## START

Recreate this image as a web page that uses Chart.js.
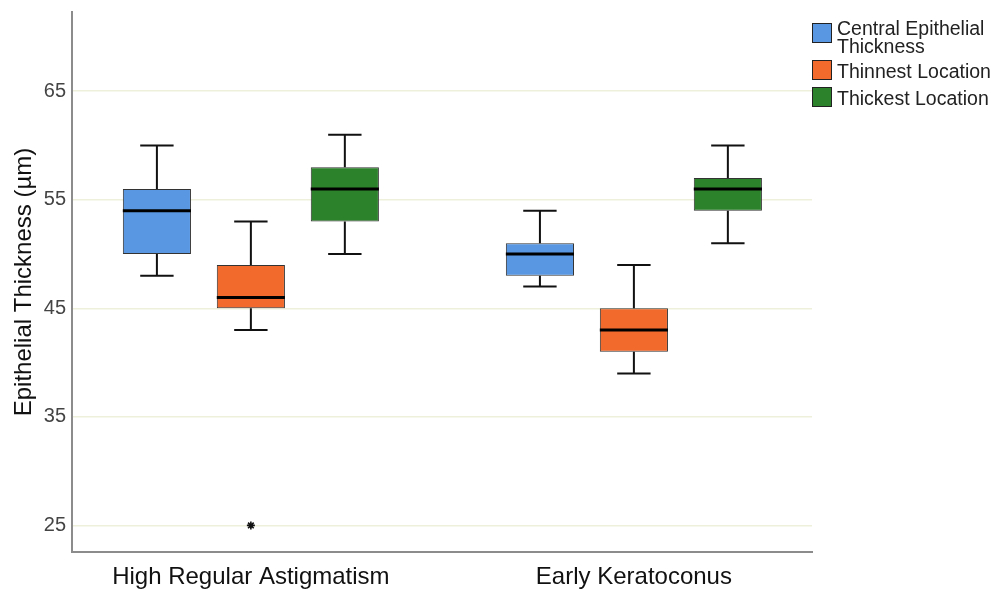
<!DOCTYPE html>
<html>
<head>
<meta charset="utf-8">
<script src="https://cdn.jsdelivr.net/npm/chart.js@4.4.1/dist/chart.umd.min.js"></script>
<style>
  body { margin: 0; background: #fff; }
  .wrap { position: relative; width: 996px; height: 589px; }
  .legend { position: absolute; left: 0; top: 0; font-family: "Liberation Sans", Arial, sans-serif; font-size: 19.5px; color: #222; }
  .legend .sw { position: absolute; left: 812px; width: 18px; height: 18px; border: 1px solid #222; }
  .legend .txt { position: absolute; left: 837px; line-height: 18px; white-space: nowrap; }
</style>
</head>
<body>
<div class="wrap">
  <canvas id="boxChart"></canvas>
  <div class="legend" id="legend"></div>
</div>
<script>
const groups = ["High Regular Astigmatism", "Early Keratoconus"];
const seriesNames = [
  ["Central Epithelial", "Thickness"],
  ["Thinnest Location"],
  ["Thickest Location"],
];
const seriesColors = ["#5a97e3", "#f26a2c", "#2b822b"];

// one row per series, one value per group
const whiskerLow = [[48, 47], [43, 39], [50, 51]];
const q1 = [[50, 48], [45, 41], [53, 54]];
const median = [[54, 50], [46, 43], [56, 56]];
const q3 = [[56, 51], [49, 45], [58, 57]];
const whiskerHigh = [[60, 54], [53, 49], [61, 60]];

// extreme value (asterisk)
const outlierSeries = 1;
const outlierGroup = 0;
const outlierValue = 25;

const yTicks = [25, 35, 45, 55, 65];

const ctx = document.getElementById("boxChart").getContext("2d");

const boxDatasets = seriesNames.map((name, s) => ({
  type: "bar",
  label: name.join(" "),
  data: groups.map((g, i) => ({ x: i + 1, y: [q1[s][i], q3[s][i]] })),
  backgroundColor: seriesColors[s],
  borderColor: "#333",
  borderWidth: 1,
  borderSkipped: false,
  categoryPercentage: 0.736,
  barPercentage: 0.725,
  order: 2,
}));

const outlierDataset = {
  type: "scatter",
  label: "outlier",
  data: [{ x: outlierGroup + 1, y: outlierValue }],
  pointStyle: "star",
  radius: 4,
  borderColor: "#111",
  borderWidth: 1.6,
  backgroundColor: "#111",
  order: 1,
};

const whiskerPlugin = {
  id: "whiskers",
  afterDatasetsDraw(chart) {
    const c = chart.ctx;
    const y = chart.scales.y;
    c.save();
    c.strokeStyle = "#111";
    boxDatasets.forEach((ds, s) => {
      const meta = chart.getDatasetMeta(s);
      meta.data.forEach((bar, i) => {
        const x = bar.x;
        const half = bar.width / 2;
        const cap = bar.width * 0.245;
        const yHi = y.getPixelForValue(whiskerHigh[s][i]);
        const yLo = y.getPixelForValue(whiskerLow[s][i]);
        const yQ3 = y.getPixelForValue(q3[s][i]);
        const yQ1 = y.getPixelForValue(q1[s][i]);
        const yMed = y.getPixelForValue(median[s][i]);
        c.lineWidth = 2;
        c.beginPath();
        c.moveTo(x, yQ3); c.lineTo(x, yHi);
        c.moveTo(x - cap, yHi); c.lineTo(x + cap, yHi);
        c.moveTo(x, yQ1); c.lineTo(x, yLo);
        c.moveTo(x - cap, yLo); c.lineTo(x + cap, yLo);
        c.stroke();
        c.lineWidth = 3;
        c.strokeStyle = "#000";
        c.beginPath();
        c.moveTo(x - half, yMed); c.lineTo(x + half, yMed);
        c.stroke();
        c.strokeStyle = "#111";
      });
    });
    c.restore();
  },
};

new Chart(ctx, {
  data: {
    datasets: [...boxDatasets, outlierDataset],
  },
  options: {
    responsive: true,
    maintainAspectRatio: false,
    animation: false,
    layout: { padding: { left: 0, right: 184, top: 12, bottom: 0 } },
    scales: {
      x: {
        type: "linear",
        offset: false,
        min: 0.533,
        max: 2.465,
        afterBuildTicks: (scale) => {
          scale.ticks = groups.map((g, i) => ({ value: i + 1 }));
        },
        afterFit: (scale) => {
          scale.height = 37;
          scale.paddingLeft = 0;
          scale.paddingRight = 0;
        },
        grid: { display: false, drawTicks: false },
        border: { display: true, color: "#8c8c8c", width: 2 },
        ticks: {
          color: "#111",
          padding: 11,
          autoSkip: false,
          maxRotation: 0,
          font: { family: "'Liberation Sans', Arial, sans-serif", size: 24 },
          callback: (v) => groups[v - 1] || "",
        },
      },
      y: {
        min: 22.55,
        max: 72.3,
        afterBuildTicks: (scale) => {
          scale.ticks = yTicks.map((v) => ({ value: v }));
        },
        afterFit: (scale) => {
          scale.width = 72;
          scale.paddingTop = 0;
          scale.paddingBottom = 0;
        },
        grid: { color: "#eef0dc", lineWidth: 1.5, drawTicks: false },
        border: { display: true, color: "#8c8c8c", width: 2 },
        ticks: {
          color: "#444",
          padding: 6,
          font: { family: "'Liberation Sans', Arial, sans-serif", size: 20 },
        },
        title: {
          display: true,
          text: "Epithelial Thickness (µm)",
          color: "#111",
          padding: { top: 10, bottom: 0 },
          font: { family: "'Liberation Sans', Arial, sans-serif", size: 24 },
        },
      },
    },
    plugins: {
      legend: { display: false },
      tooltip: { enabled: false },
    },
  },
  plugins: [whiskerPlugin],
});

// legend drawn as html next to the plot
const legendEl = document.getElementById("legend");
const legendTops = [23, 60, 87];
const textTops = [19, 62, 89];
seriesNames.forEach((lines, s) => {
  legendEl.insertAdjacentHTML(
    "beforeend",
    `<div class="sw" style="top:${legendTops[s]}px;background:${seriesColors[s]}"></div>
     <div class="txt" style="top:${textTops[s]}px">${lines.join("<br>")}</div>`
  );
});
</script>
</body>
</html>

## END

Transcribe the material exactly, and leave out whatever pictures it holds.

# Correct output
Recreate this image as a web page that uses Chart.js.
<!DOCTYPE html>
<html>
<head>
<meta charset="utf-8">
<script src="https://cdn.jsdelivr.net/npm/chart.js@4.4.1/dist/chart.umd.min.js"></script>
<style>
  body { margin: 0; background: #fff; }
  .wrap { position: relative; width: 996px; height: 589px; }
  .legend { position: absolute; left: 0; top: 0; font-family: "Liberation Sans", Arial, sans-serif; font-size: 19.5px; color: #222; }
  .legend .sw { position: absolute; left: 812px; width: 18px; height: 18px; border: 1px solid #222; }
  .legend .txt { position: absolute; left: 837px; line-height: 18px; white-space: nowrap; }
</style>
</head>
<body>
<div class="wrap">
  <canvas id="boxChart"></canvas>
  <div class="legend" id="legend"></div>
</div>
<script>
const groups = ["High Regular Astigmatism", "Early Keratoconus"];
const seriesNames = [
  ["Central Epithelial", "Thickness"],
  ["Thinnest Location"],
  ["Thickest Location"],
];
const seriesColors = ["#5a97e3", "#f26a2c", "#2b822b"];

// one row per series, one value per group
const whiskerLow = [[48, 47], [43, 39], [50, 51]];
const q1 = [[50, 48], [45, 41], [53, 54]];
const median = [[54, 50], [46, 43], [56, 56]];
const q3 = [[56, 51], [49, 45], [58, 57]];
const whiskerHigh = [[60, 54], [53, 49], [61, 60]];

// extreme value (asterisk)
const outlierSeries = 1;
const outlierGroup = 0;
const outlierValue = 25;

const yTicks = [25, 35, 45, 55, 65];

const ctx = document.getElementById("boxChart").getContext("2d");

const boxDatasets = seriesNames.map((name, s) => ({
  type: "bar",
  label: name.join(" "),
  data: groups.map((g, i) => ({ x: i + 1, y: [q1[s][i], q3[s][i]] })),
  backgroundColor: seriesColors[s],
  borderColor: "#333",
  borderWidth: 1,
  borderSkipped: false,
  categoryPercentage: 0.736,
  barPercentage: 0.725,
  order: 2,
}));

const outlierDataset = {
  type: "scatter",
  label: "outlier",
  data: [{ x: outlierGroup + 1, y: outlierValue }],
  pointStyle: "star",
  radius: 4,
  borderColor: "#111",
  borderWidth: 1.6,
  backgroundColor: "#111",
  order: 1,
};

const whiskerPlugin = {
  id: "whiskers",
  afterDatasetsDraw(chart) {
    const c = chart.ctx;
    const y = chart.scales.y;
    c.save();
    c.strokeStyle = "#111";
    boxDatasets.forEach((ds, s) => {
      const meta = chart.getDatasetMeta(s);
      meta.data.forEach((bar, i) => {
        const x = bar.x;
        const half = bar.width / 2;
        const cap = bar.width * 0.245;
        const yHi = y.getPixelForValue(whiskerHigh[s][i]);
        const yLo = y.getPixelForValue(whiskerLow[s][i]);
        const yQ3 = y.getPixelForValue(q3[s][i]);
        const yQ1 = y.getPixelForValue(q1[s][i]);
        const yMed = y.getPixelForValue(median[s][i]);
        c.lineWidth = 2;
        c.beginPath();
        c.moveTo(x, yQ3); c.lineTo(x, yHi);
        c.moveTo(x - cap, yHi); c.lineTo(x + cap, yHi);
        c.moveTo(x, yQ1); c.lineTo(x, yLo);
        c.moveTo(x - cap, yLo); c.lineTo(x + cap, yLo);
        c.stroke();
        c.lineWidth = 3;
        c.strokeStyle = "#000";
        c.beginPath();
        c.moveTo(x - half, yMed); c.lineTo(x + half, yMed);
        c.stroke();
        c.strokeStyle = "#111";
      });
    });
    c.restore();
  },
};

new Chart(ctx, {
  data: {
    datasets: [...boxDatasets, outlierDataset],
  },
  options: {
    responsive: true,
    maintainAspectRatio: false,
    animation: false,
    layout: { padding: { left: 0, right: 184, top: 12, bottom: 0 } },
    scales: {
      x: {
        type: "linear",
        offset: false,
        min: 0.533,
        max: 2.465,
        afterBuildTicks: (scale) => {
          scale.ticks = groups.map((g, i) => ({ value: i + 1 }));
        },
        afterFit: (scale) => {
          scale.height = 37;
          scale.paddingLeft = 0;
          scale.paddingRight = 0;
        },
        grid: { display: false, drawTicks: false },
        border: { display: true, color: "#8c8c8c", width: 2 },
        ticks: {
          color: "#111",
          padding: 11,
          autoSkip: false,
          maxRotation: 0,
          font: { family: "'Liberation Sans', Arial, sans-serif", size: 24 },
          callback: (v) => groups[v - 1] || "",
        },
      },
      y: {
        min: 22.55,
        max: 72.3,
        afterBuildTicks: (scale) => {
          scale.ticks = yTicks.map((v) => ({ value: v }));
        },
        afterFit: (scale) => {
          scale.width = 72;
          scale.paddingTop = 0;
          scale.paddingBottom = 0;
        },
        grid: { color: "#eef0dc", lineWidth: 1.5, drawTicks: false },
        border: { display: true, color: "#8c8c8c", width: 2 },
        ticks: {
          color: "#444",
          padding: 6,
          font: { family: "'Liberation Sans', Arial, sans-serif", size: 20 },
        },
        title: {
          display: true,
          text: "Epithelial Thickness (µm)",
          color: "#111",
          padding: { top: 10, bottom: 0 },
          font: { family: "'Liberation Sans', Arial, sans-serif", size: 24 },
        },
      },
    },
    plugins: {
      legend: { display: false },
      tooltip: { enabled: false },
    },
  },
  plugins: [whiskerPlugin],
});

// legend drawn as html next to the plot
const legendEl = document.getElementById("legend");
const legendTops = [23, 60, 87];
const textTops = [19, 62, 89];
seriesNames.forEach((lines, s) => {
  legendEl.insertAdjacentHTML(
    "beforeend",
    `<div class="sw" style="top:${legendTops[s]}px;background:${seriesColors[s]}"></div>
     <div class="txt" style="top:${textTops[s]}px">${lines.join("<br>")}</div>`
  );
});
</script>
</body>
</html>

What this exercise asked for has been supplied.